Concerning our E. calculus project

Would E. calculus raise safety issues in terms of:

  • Researcher safety?
    In this project, we are working with biosafety level 1 microorganism (according to World Health Organization (WHO) (Laboratory Biosafety Manual) with Escherichia coli DH5alpha, DH5-1 and XL1-Blue strains, which are considered as biologically safe for users. Some of chemical compounds are dangerous for health (EtBr, Phenolchloroform, Chloramphenicol), but as previously described, all precautions are taken to ensure security and safety for all users.

  • Public safety?
    As described in the overview, E. calculus is not designed to be used in onther environments that the laboratory. Interactions with human body are not envisaged and public should also never be in contact with our modified organism. All the experiments we have performed we made according to the highest standards of safety measures. Each modification we apply to our strains should not be threatening for biodiversity and external organisms beacuse the E. coli strains that are routinely used in the laboratories are mutated in many genes, and should not be able to survive in an external environment.
    However, we are conscious that the gates we designed could potentially (and hopfully :-)) used for other biological applications, especially in metabolic engineering. In our view, these potential applications will probably be part of a process in a closed reactors, or in controlled environment, hence the safety regulations in use in the industrial context will apply. We also believe that our system present no evident potential danger, mainly becouse the used genes or parts were never described as potential threats to human and hopefully will never be an issue for public safety.

  • Environmental safety?
    E. calculus should not be disseminated in the environment of course. Avoiding contaminations and accidental release of the E. coli strain implies good laboratory practise, particularly for elimination of biological waste (see above).

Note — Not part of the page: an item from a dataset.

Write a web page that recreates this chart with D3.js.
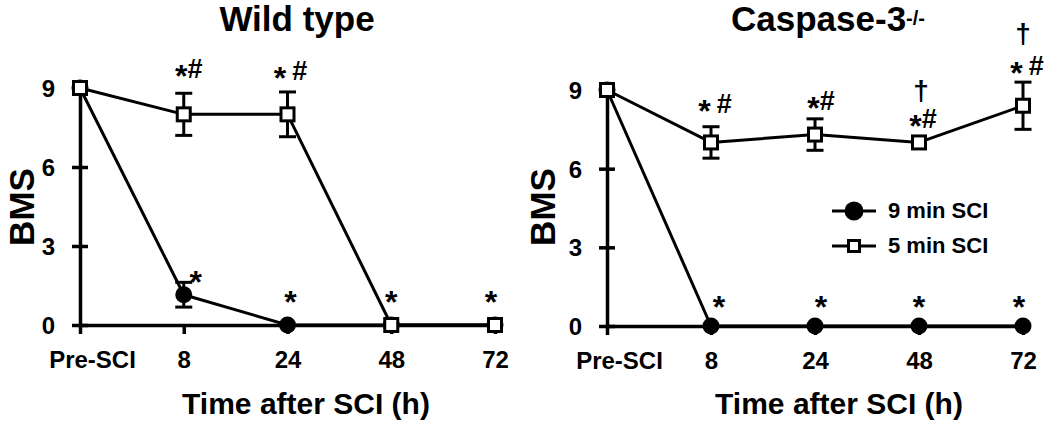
<!DOCTYPE html>
<html>
<head>
<meta charset="utf-8">
<script src="https://cdn.jsdelivr.net/npm/d3@7/dist/d3.min.js"></script>
<style>
  html, body { margin: 0; padding: 0; background: #fff; }
  svg { display: block; }
  text { font-family: "Liberation Sans", Arial, Helvetica, sans-serif; font-weight: bold; fill: #000; }
</style>
</head>
<body>
<svg id="chart" width="1050" height="422"></svg>
<script>
// ---------------- DATA ----------------
const categories = ["Pre-SCI", "8", "24", "48", "72"];
const yTicks = [0, 3, 6, 9];
const seriesNames = ["9 min SCI", "5 min SCI"];

// Wild type
const wt9min = [9, 1.15, 0, 0, 0];
const wt9minErr = [0, 0.47, 0, 0, 0];
const wt5min = [9, 8, 8, 0, 0];
const wt5minErr = [0, 0.8, 0.85, 0, 0];

// Caspase-3 -/-
const ko9min = [9, 0, 0, 0, 0];
const ko9minErr = [0, 0, 0, 0, 0];
const ko5min = [9, 7.0, 7.3, 7.0, 8.4];
const ko5minErr = [0, 0.6, 0.6, 0, 0.9];

// significance labels: category, label, level (BMS units)
const wtLabels = [
  { cat: "8", text: "*#", level: 9.38, dx: 5 },
  { cat: "24", text: "* #", level: 9.3, dx: 3 },
  { cat: "8", text: "*", level: 1.56, dx: 12 },
  { cat: "24", text: "*", level: 0.8, dx: 3 },
  { cat: "48", text: "*", level: 0.8, dx: 0 },
  { cat: "72", text: "*", level: 0.8, dx: -4 }
];
const koLabels = [
  { cat: "8", text: "* #", level: 8.13, dx: 4 },
  { cat: "24", text: "*#", level: 8.24, dx: 6 },
  { cat: "48", text: "*#", level: 7.56, dx: 4 },
  { cat: "48", text: "†", level: 8.63, dx: 2 },
  { cat: "72", text: "* #", level: 9.58, dx: 4 },
  { cat: "72", text: "†", level: 10.8, dx: 0 },
  { cat: "8", text: "*", level: 0.65, dx: 8 },
  { cat: "24", text: "*", level: 0.65, dx: 6 },
  { cat: "48", text: "*", level: 0.65, dx: 0 },
  { cat: "72", text: "*", level: 0.65, dx: -4 }
];

// ---------------- LAYOUT ----------------
const svg = d3.select("#chart");
svg.append("rect").attr("width", 1050).attr("height", 422).attr("fill", "#fff");

const panels = [
  { title: "Wild type", sup: null, titleX: 297, s9: wt9min, e9: wt9minErr, s5: wt5min, e5: wt5minErr,
    labels: wtLabels, x0: 80, x1: 495, yBottom: 325, yTop: 88, bmsX: 21, xTitleX: 306, legend: false },
  { title: "Caspase-3", sup: "-/-", titleX: 828, s9: ko9min, e9: ko9minErr, s5: ko5min, e5: ko5minErr,
    labels: koLabels, x0: 607, x1: 1023, yBottom: 326, yTop: 90, bmsX: 542, xTitleX: 839, legend: true }
];

const LW = 3;

panels.forEach(p => {
  const g = svg.append("g");
  const x = d3.scalePoint().domain(categories).range([p.x0, p.x1]);
  const y = d3.scaleLinear().domain([0, 9]).range([p.yBottom, p.yTop]);

  // title
  const t = g.append("text").attr("x", p.titleX).attr("y", 31)
    .attr("text-anchor", "middle").style("font-size", "35px").text(p.title);
  if (p.sup) {
    t.append("tspan").attr("dy", -6).style("font-size", "20px").text(p.sup);
  }

  // y axis
  const yAxis = d3.axisLeft(y).tickValues(yTicks).tickSize(8).tickSizeOuter(0).tickFormat(d3.format("d"));
  const ya = g.append("g").attr("transform", `translate(${p.x0},0)`).call(yAxis);
  ya.attr("font-family", null).attr("font-size", null);
  ya.select(".domain").attr("stroke", "#000").attr("stroke-width", 3.5);
  ya.selectAll(".tick line").attr("x1", 8).attr("x2", -8).attr("stroke", "#000").attr("stroke-width", 3.5);
  ya.selectAll(".tick text").attr("x", -25).attr("dy", null).attr("y", 8.5)
    .style("font-size", "24px").attr("fill", "#000");

  // x axis
  const xAxis = d3.axisBottom(x).tickSize(9).tickSizeOuter(0);
  const xa = g.append("g").attr("transform", `translate(0,${p.yBottom})`).call(xAxis);
  xa.attr("font-family", null).attr("font-size", null);
  xa.select(".domain").attr("stroke", "#000").attr("stroke-width", 3.5);
  xa.selectAll(".tick line").attr("stroke", "#000").attr("stroke-width", 3.5);
  xa.selectAll(".tick text").attr("dy", null).attr("y", 43)
    .attr("dx", d => d === "Pre-SCI" ? 12 : 0)
    .style("font-size", "24px").attr("fill", "#000");

  // axis titles
  g.append("text").attr("x", p.xTitleX).attr("y", 414).attr("text-anchor", "middle")
    .style("font-size", "30px").text("Time after SCI (h)");
  g.append("text").attr("transform", `translate(${p.bmsX + 13},${207}) rotate(-90)`)
    .attr("text-anchor", "middle").style("font-size", "35px").text("BMS");

  const line = d3.line().x((d, i) => x(categories[i])).y(d => y(d));

  // series lines
  [p.s9, p.s5].forEach(s => {
    g.append("path").datum(s).attr("d", line).attr("fill", "none")
      .attr("stroke", "#000").attr("stroke-width", LW).attr("stroke-linejoin", "round");
  });

  // error bars
  const drawErr = (vals, errs) => {
    vals.forEach((v, i) => {
      const e = errs[i];
      if (!e) return;
      const cx = x(categories[i]);
      const eg = g.append("g").attr("stroke", "#000").attr("stroke-width", LW);
      eg.append("line").attr("x1", cx).attr("x2", cx).attr("y1", y(v - e)).attr("y2", y(v + e));
      [v - e, v + e].forEach(c => eg.append("line").attr("x1", cx - 8.5).attr("x2", cx + 8.5).attr("y1", y(c)).attr("y2", y(c)));
    });
  };
  drawErr(p.s9, p.e9);
  drawErr(p.s5, p.e5);

  // markers: circles
  g.selectAll(".c").data(p.s9).enter().append("circle")
    .attr("cx", (d, i) => x(categories[i])).attr("cy", d => y(d)).attr("r", 8.5).attr("fill", "#000");
  // squares
  g.selectAll(".s").data(p.s5).enter().append("rect")
    .attr("x", (d, i) => x(categories[i]) - 6.5).attr("y", d => y(d) - 6.5)
    .attr("width", 13).attr("height", 13)
    .attr("fill", "#fff").attr("stroke", "#000").attr("stroke-width", LW);

  // significance labels
  p.labels.forEach(l => {
    const tx = g.append("text").attr("x", x(l.cat) + l.dx).attr("y", y(l.level))
      .attr("text-anchor", "middle");
    let shifted = 0;
    for (const ch of l.text) {
      if (ch === "*") {
        tx.append("tspan").attr("dy", 9 - shifted).style("font-size", "32px").text("*");
        shifted = 9;
      } else if (ch === "#") {
        tx.append("tspan").attr("dy", -shifted).style("font-size", "27px").text("#");
        shifted = 0;
      } else if (ch === "†") {
        tx.append("tspan").attr("dy", -shifted).style("font-size", "28px").text("†");
        shifted = 0;
      } else {
        tx.append("tspan").attr("dy", 0).style("font-size", "22px").text("\u00a0");
      }
    }
  });

  // legend
  if (p.legend) {
    const lg = g.append("g");
    const rows = [{ name: seriesNames[0], cy: 211, ty: 218 }, { name: seriesNames[1], cy: 246, ty: 253 }];
    rows.forEach((r, i) => {
      lg.append("line").attr("x1", 832).attr("x2", 876).attr("y1", r.cy).attr("y2", r.cy)
        .attr("stroke", "#000").attr("stroke-width", LW);
      if (i === 0) {
        lg.append("circle").attr("cx", 854).attr("cy", r.cy).attr("r", 9.5).attr("fill", "#000");
      } else {
        lg.append("rect").attr("x", 848.5).attr("y", r.cy - 5.5).attr("width", 11).attr("height", 11)
          .attr("fill", "#fff").attr("stroke", "#000").attr("stroke-width", LW);
      }
      lg.append("text").attr("x", 888).attr("y", r.ty).style("font-size", "22px").text(r.name);
    });
  }
});
</script>
</body>
</html>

Do any of the new BioBrick parts (or devices) that you made this year raise any safety issues?

The only safety issue we can associate with our new Biobricks is researcher exposure to a microorganism when testing the parts. During the iGEM summer work, all safety measures were respected to avoid any problem.

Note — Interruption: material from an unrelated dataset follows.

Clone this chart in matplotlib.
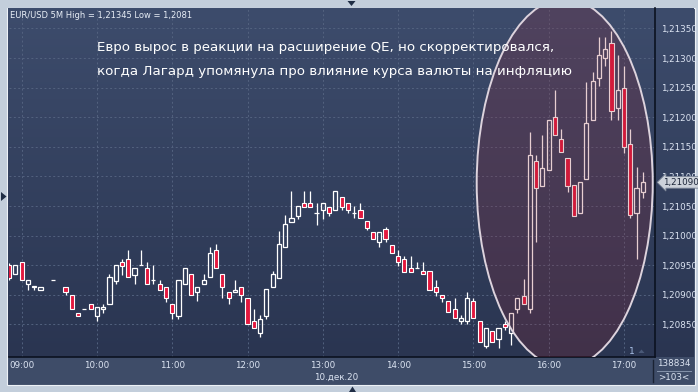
import numpy as np
import pandas as pd
import matplotlib
matplotlib.use("Agg")
import matplotlib.pyplot as plt
from matplotlib.patches import Ellipse, Rectangle, Polygon
from matplotlib.colors import LinearSegmentedColormap
from matplotlib.ticker import FuncFormatter
from matplotlib.transforms import blended_transform_factory

nan = np.nan

# EUR/USD 5M, 10.12.2020, 08:50 .. 17:15
times = pd.date_range("2020-12-10 08:50", periods=102, freq="5min")

opens = [1.20950, 1.20935, 1.20955, 1.20919, 1.20913, 1.20909, nan, 1.20925, nan, 1.20914,
         1.20899, 1.20870, 1.20876, 1.20884, 1.20865, 1.20876, 1.20884, 1.20924, 1.20955, 1.20960,
         1.20934, 1.20950, 1.20945, 1.20925, 1.20919, 1.20914, 1.20884, 1.20865, 1.20919, 1.20935,
         1.20904, 1.20919, 1.20930, 1.20976, 1.20935, 1.20904, 1.20904, 1.20914, 1.20894, 1.20856,
         1.20835, 1.20865, 1.20914, 1.20929, 1.20980, 1.21023, 1.21034, 1.21055, 1.21055, 1.21039,
         1.21044, 1.21049, 1.21044, 1.21065, 1.21055, 1.21039, 1.21044, 1.21024, 1.21006, 1.20990,
         1.21011, 1.20985, 1.20965, 1.20960, 1.20945, 1.20945, 1.20940, 1.20940, 1.20914, 1.20899,
         1.20889, 1.20876, 1.20855, 1.20855, 1.20889, 1.20855, 1.20814, 1.20839, 1.20825, 1.20850,
         1.20835, 1.20876, 1.20898, 1.20876, 1.21126, 1.21084, 1.21111, 1.21200, 1.21164, 1.21131,
         1.21085, 1.21039, 1.21095, 1.21195, 1.21266, 1.21300, 1.21325, 1.21215, 1.21250, 1.21154,
         1.21039, 1.21074]
highs = [1.20954, 1.20950, 1.20955, 1.20925, 1.20915, 1.20914, nan, 1.20925, nan, 1.20914,
         1.20899, 1.20870, 1.20876, 1.20884, 1.20879, 1.20884, 1.20935, 1.20950, 1.20960, 1.20976,
         1.20945, 1.20976, 1.20955, 1.20950, 1.20925, 1.20914, 1.20884, 1.20925, 1.20945, 1.20935,
         1.20914, 1.20935, 1.20981, 1.20986, 1.20935, 1.20904, 1.20925, 1.20914, 1.20894, 1.20876,
         1.20866, 1.20910, 1.20940, 1.21007, 1.21035, 1.21075, 1.21050, 1.21075, 1.21075, 1.21055,
         1.21055, 1.21049, 1.21075, 1.21065, 1.21055, 1.21050, 1.21055, 1.21024, 1.21006, 1.21006,
         1.21014, 1.20985, 1.20976, 1.20965, 1.20965, 1.20955, 1.20955, 1.20940, 1.20925, 1.20899,
         1.20889, 1.20894, 1.20866, 1.20904, 1.20894, 1.20855, 1.20844, 1.20839, 1.20844, 1.20855,
         1.20870, 1.20894, 1.20927, 1.21175, 1.21136, 1.21170, 1.21195, 1.21246, 1.21180, 1.21131,
         1.21085, 1.21090, 1.21260, 1.21277, 1.21336, 1.21336, 1.21345, 1.21305, 1.21286, 1.21180,
         1.21116, 1.21107]
lows = [1.20925, 1.20935, 1.20925, 1.20909, 1.20909, 1.20909, nan, 1.20925, nan, 1.20899,
        1.20876, 1.20865, 1.20876, 1.20876, 1.20855, 1.20870, 1.20884, 1.20919, 1.20933, 1.20930,
        1.20919, 1.20950, 1.20919, 1.20919, 1.20909, 1.20888, 1.20860, 1.20860, 1.20919, 1.20899,
        1.20889, 1.20919, 1.20930, 1.20945, 1.20894, 1.20884, 1.20904, 1.20888, 1.20850, 1.20844,
        1.20829, 1.20860, 1.20914, 1.20929, 1.20980, 1.21023, 1.21028, 1.21049, 1.21049, 1.21018,
        1.21028, 1.21034, 1.21044, 1.21044, 1.21039, 1.21029, 1.21029, 1.21009, 1.20995, 1.20980,
        1.20990, 1.20970, 1.20949, 1.20939, 1.20939, 1.20945, 1.20935, 1.20909, 1.20898, 1.20888,
        1.20871, 1.20861, 1.20850, 1.20850, 1.20861, 1.20820, 1.20810, 1.20820, 1.20810, 1.20841,
        1.20815, 1.20870, 1.20884, 1.20870, 1.20990, 1.21084, 1.21111, 1.21170, 1.21141, 1.21074,
        1.21034, 1.21039, 1.21095, 1.21195, 1.21252, 1.21286, 1.21195, 1.21195, 1.21140, 1.21029,
        1.20960, 1.21064]
closes = [1.20928, 1.20950, 1.20925, 1.20925, 1.20915, 1.20914, nan, 1.20925, nan, 1.20904,
          1.20876, 1.20865, 1.20876, 1.20876, 1.20879, 1.20879, 1.20930, 1.20950, 1.20949, 1.20930,
          1.20945, 1.20950, 1.20919, 1.20925, 1.20909, 1.20894, 1.20870, 1.20925, 1.20945, 1.20899,
          1.20914, 1.20925, 1.20971, 1.20945, 1.20914, 1.20894, 1.20909, 1.20899, 1.20850, 1.20844,
          1.20860, 1.20910, 1.20935, 1.20986, 1.21020, 1.21029, 1.21050, 1.21049, 1.21049, 1.21039,
          1.21055, 1.21039, 1.21075, 1.21049, 1.21044, 1.21039, 1.21029, 1.21013, 1.20995, 1.21006,
          1.20995, 1.20970, 1.20955, 1.20939, 1.20939, 1.20945, 1.20935, 1.20909, 1.20904, 1.20894,
          1.20871, 1.20861, 1.20861, 1.20894, 1.20861, 1.20820, 1.20844, 1.20820, 1.20844, 1.20845,
          1.20870, 1.20894, 1.20884, 1.21136, 1.21080, 1.21115, 1.21195, 1.21170, 1.21141, 1.21084,
          1.21034, 1.21090, 1.21190, 1.21261, 1.21305, 1.21315, 1.21211, 1.21246, 1.21149, 1.21035,
          1.21080, 1.21090]

price_ticks = [1.2085, 1.2090, 1.2095, 1.2100, 1.2105, 1.2110, 1.2115, 1.2120, 1.2125, 1.2130, 1.2135]
note = ["Евро вырос в реакции на расширение QE, но скорректировался,",
        "когда Лагард упомянула про влияние курса валюты на инфляцию"]

o = np.array(opens); h = np.array(highs); l = np.array(lows); c = np.array(closes)
x = np.arange(len(o))
ok = ~np.isnan(o)
up = ok & (c >= o)
dn = ok & (c < o)

W, H = 698, 392
fig = plt.figure(figsize=(W / 100, H / 100), dpi=100)
fig.patch.set_facecolor("#c3cedb")

def box(x0, y0, x1, y1):
    # pixel box (top-left origin) -> figure rect
    return [x0 / W, 1 - y1 / H, (x1 - x0) / W, (y1 - y0) / H]

# panels
fig.patches.append(Rectangle((7.5 / W, 1 - 384.5 / H), 687 / W, 377 / H, transform=fig.transFigure,
                             fc="#3e4c68", ec="#edf1f6", lw=0.8, zorder=-5))
bg = fig.add_axes(box(8, 8, 694, 357), zorder=-2)
grad = LinearSegmentedColormap.from_list("bg", ["#3d4c6c", "#2a3551"])
bg.imshow(np.linspace(0, 1, 256).reshape(-1, 1), cmap=grad, aspect="auto")
bg.axis("off")

ax = fig.add_axes(box(9, 8, 655, 357))
ax.patch.set_alpha(0)
ax.set_xlim(-0.01, 102.94)
ax.set_ylim(1.20795, 1.213845)

ax.grid(True, color="#53627f", ls=(0, (2, 2.5)), lw=0.7)
ax.set_axisbelow(True)

# candles
bw = 0.66
ax.vlines(x[ok], np.maximum(o, c)[ok], h[ok], color="white", lw=0.9, zorder=3)
ax.vlines(x[ok], l[ok], np.minimum(o, c)[ok], color="white", lw=0.9, zorder=3)
ax.bar(x[dn], (c - o)[dn], bottom=o[dn], width=bw, color="#e3183e", edgecolor="white", linewidth=0.8, zorder=4)
ax.bar(x[up], (c - o)[up], bottom=o[up], width=bw, facecolor="none", edgecolor="white", linewidth=0.9, zorder=4)

ax.add_patch(Ellipse((88.55, 1.21089), 28.05, 0.006216, fc=(149 / 255, 36 / 255, 49 / 255, 0.22),
                     ec="#ddd3dd", lw=1.4, zorder=5))

# axes
ax.yaxis.tick_right()
ax.set_yticks(price_ticks)
ax.yaxis.set_major_formatter(FuncFormatter(lambda v, p: f"{v:.5f}".replace(".", ",")))
hours = [i for i, t in enumerate(times) if t.minute == 0]
ax.set_xticks(hours)
ax.set_xticklabels([times[i].strftime("%H:%M") for i in hours])
ax.tick_params(axis="y", length=0, pad=4, labelsize=6.3, labelcolor="#dce4f2")
ax.tick_params(axis="x", length=0, pad=3, labelsize=6.3, labelcolor="#dce4f2")
for s in ["top", "left"]:
    ax.spines[s].set_visible(False)
for s in ["right", "bottom"]:
    ax.spines[s].set_color("#0b1220")
    ax.spines[s].set_linewidth(1.2)

# last price tag
tr = blended_transform_factory(ax.transAxes, ax.transData)
ax.text(1.013, c[-1], f"{c[-1]:.5f}".replace(".", ","), transform=tr, fontsize=6.3, color="#1c2538",
        va="center", ha="left", clip_on=False, zorder=10,
        bbox=dict(boxstyle="larrow,pad=0.15", fc="#cdd2da", ec="#7d8798", lw=0.6))

# texts
hi = f"{np.nanmax(h):.5f}".rstrip("0").replace(".", ",")
lo = f"{np.nanmin(l):.5f}".rstrip("0").replace(".", ",")
fig.text(10 / W, 1 - 15 / H, f"EUR/USD 5M High = {hi} Low = {lo}", fontsize=6, color="#e8eef6", va="center")
fig.text(97 / W, 1 - 48 / H, note[0], fontsize=9.6, color="white", va="center", zorder=10)
fig.text(97 / W, 1 - 71 / H, note[1], fontsize=9.6, color="white", va="center", zorder=10)
fig.text(336 / W, 1 - 377 / H, times[0].strftime("10.дек.20"), fontsize=6.3, color="#dce4f2", ha="center", va="center")
fig.text(674 / W, 1 - 364 / H, "138834", fontsize=6.3, color="#dce4f2", ha="center", va="center")
fig.text(674 / W, 1 - 377 / H, ">103<", fontsize=6.3, color="#dce4f2", ha="center", va="center")
fig.text(632 / W, 1 - 352 / H, "1", fontsize=6.5, color="#a9c0e6", ha="center", va="center")
fig.lines.append(plt.Line2D([657 / W, 691 / W], [1 - 371 / H] * 2, transform=fig.transFigure, color="#8593ab", lw=0.7))
fig.lines.append(plt.Line2D([652.7 / W] * 2, [1 - 360 / H, 1 - 382 / H], transform=fig.transFigure, color="#1a2233", lw=1))

# small markers
def tri(pts, col):
    fig.patches.append(Polygon([(px / W, 1 - py / H) for px, py in pts], closed=True,
                               transform=fig.transFigure, fc=col, ec="none"))

tri([(1, 192), (6.5, 196.5), (1, 201)], "#1f2d45")
tri([(347.5, 1), (355.5, 1), (351.5, 6)], "#1f2d45")
tri([(349, 392), (356, 392), (352.5, 386.5)], "#1f2d45")
tri([(638.5, 353), (644.5, 353), (641.5, 349.5)], "#4a5978")

fig.savefig("out.png", dpi=100, facecolor=fig.get_facecolor())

Is there a local biosafety group, committee, or review board at your institution?

There is one biosafety group, leaded by a specialist in safety regulations in our institute. This person is in charge of the evaluation and implementation of the safety measures in the Instititute. Moreover, as INSA Toulouse is a five years engineer school, there are plenty of review boards that we can consult any time to answer arising questions about biosafety. In addition, biosafety issues are regularly evaluated by the security laboratory officer.

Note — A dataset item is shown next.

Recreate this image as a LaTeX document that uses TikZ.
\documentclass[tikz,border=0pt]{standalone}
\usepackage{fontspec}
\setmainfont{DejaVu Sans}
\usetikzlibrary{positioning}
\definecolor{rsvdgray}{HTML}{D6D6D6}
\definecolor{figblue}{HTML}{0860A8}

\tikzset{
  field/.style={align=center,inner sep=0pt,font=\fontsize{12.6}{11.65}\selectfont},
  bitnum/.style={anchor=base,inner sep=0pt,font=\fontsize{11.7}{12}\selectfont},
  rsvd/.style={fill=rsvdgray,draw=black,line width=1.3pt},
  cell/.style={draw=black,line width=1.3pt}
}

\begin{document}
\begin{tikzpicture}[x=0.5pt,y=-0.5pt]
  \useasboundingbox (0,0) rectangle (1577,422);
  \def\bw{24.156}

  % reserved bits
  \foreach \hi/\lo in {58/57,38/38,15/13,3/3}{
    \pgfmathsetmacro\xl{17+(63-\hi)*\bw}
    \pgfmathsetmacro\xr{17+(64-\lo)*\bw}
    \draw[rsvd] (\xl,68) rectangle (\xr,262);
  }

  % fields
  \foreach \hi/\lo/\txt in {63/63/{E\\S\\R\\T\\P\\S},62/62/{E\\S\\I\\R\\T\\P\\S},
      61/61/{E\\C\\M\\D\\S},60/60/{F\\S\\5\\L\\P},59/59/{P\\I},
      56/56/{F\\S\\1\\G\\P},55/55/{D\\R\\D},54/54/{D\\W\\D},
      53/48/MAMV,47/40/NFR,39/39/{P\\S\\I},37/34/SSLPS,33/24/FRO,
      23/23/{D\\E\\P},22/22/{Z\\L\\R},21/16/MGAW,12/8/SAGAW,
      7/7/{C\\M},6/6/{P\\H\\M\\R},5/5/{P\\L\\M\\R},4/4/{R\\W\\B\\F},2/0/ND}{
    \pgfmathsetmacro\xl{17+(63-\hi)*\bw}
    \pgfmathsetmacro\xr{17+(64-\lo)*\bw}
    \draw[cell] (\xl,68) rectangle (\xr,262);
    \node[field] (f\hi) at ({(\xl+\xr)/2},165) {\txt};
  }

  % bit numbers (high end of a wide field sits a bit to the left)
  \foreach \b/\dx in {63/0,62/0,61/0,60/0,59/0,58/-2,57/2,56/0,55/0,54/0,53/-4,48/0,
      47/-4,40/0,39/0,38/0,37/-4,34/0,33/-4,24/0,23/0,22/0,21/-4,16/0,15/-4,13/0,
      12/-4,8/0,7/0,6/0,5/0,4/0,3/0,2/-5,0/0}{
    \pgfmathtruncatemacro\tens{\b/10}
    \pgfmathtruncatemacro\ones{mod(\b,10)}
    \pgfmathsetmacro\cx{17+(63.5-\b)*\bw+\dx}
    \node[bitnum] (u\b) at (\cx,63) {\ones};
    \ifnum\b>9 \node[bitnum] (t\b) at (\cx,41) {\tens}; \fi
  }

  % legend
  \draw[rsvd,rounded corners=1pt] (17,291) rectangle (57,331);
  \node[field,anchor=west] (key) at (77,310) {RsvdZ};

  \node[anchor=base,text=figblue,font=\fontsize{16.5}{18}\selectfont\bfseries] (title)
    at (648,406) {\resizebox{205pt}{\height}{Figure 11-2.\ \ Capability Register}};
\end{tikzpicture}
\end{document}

Do you have any other ideas how to deal with safety issues that could be useful for future iGEM competitions? How could parts, devices and systems be made even safer through biosafety engineering?

Safety issues are usually highly specific for each project. Associating DNA parts together will always pose safety risks in case of accidental release of DNA or bacteria occur. European safety rules are pretty strict and are tailored to avoid accidental contamination of the environment or the humans manipulating these microorganisms. We think that the fact that Safety Issues are mandatory for iGEM projects is a very good way to force students (and their advisors!) to take some time evaluating (or getting help to evaluate) their specific safet (biosafety) issues.
When we discussed biosafety issues of our project, we analyzed the 2012 Paris-Bettencourt iGEM project named "Bware", which proposes several measures to ensure that new synthetic constructions do not consitute health or environmental issues if the strain was released on the wild. Such a system would be ideal to destroy any genetic material that could be released during or after the use of E. calculus.